Sixth, foreign investment has exerted ripple effects on domestic firms. Many Vietnamese companies have enjoyed direct benefits when they enter joint ventures with FDI enterprises and engaged in export-driven production chains.

To increase spillover effects of FDI inflows on the economy while stimulating domestic businesses to grow, what policies does Vietnam need to adopt?
In my opinion, first of all, we need to improve our institutions, enhance our competitiveness to select and attract high-quality FDI projects in line with the country's socio-economic development strategy, as well as scientific and technological changes in the Fourth Industrial Revolution and shifts in international capital flows. At the same time, we need to identify sectors, industries and partners that need to be given priority to approach FDI. The Government should set out many guidelines and directions to create a more open investment and business environment highly appreciated by investors, businesses and people in the country and the world.

Vietnam should make a greater effort to create a modern market economy in line with the best possible standards/practices. State roles and functions should be reshaped. Stronger market economy and deeper integration mean narrower use of traditional intervention tools. The Government must shift its focus to creating a transparent, competitive, predictable business environment; promoting entrepreneurship that encourages investment and innovation/technology transfer; improving infrastructure; and raising human resource quality. This has created an attraction to FDI while assisting Vietnamese enterprises to grow.

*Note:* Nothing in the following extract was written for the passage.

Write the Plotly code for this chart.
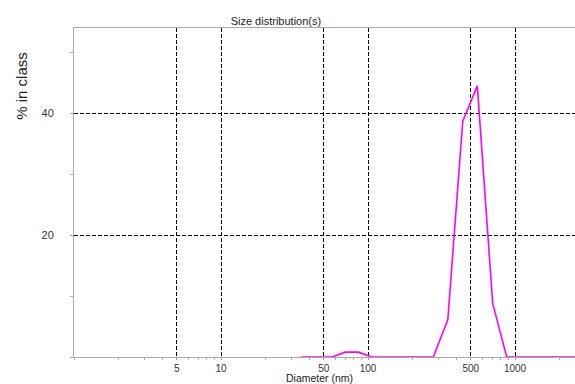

Two main bottlenecks of growth are State apparatus and staff. The apparatus is cumbersome and inefficient, while public employees are redundant, unprofessional and unprincipled, thus dragging down business development. These two strains need to be addressed in order to produce new effective FDI policies.

I stress that changing direction is very important. Reviewing 30 years of FDI attraction, we must map out new directions to woo more qualified and substantive FDI.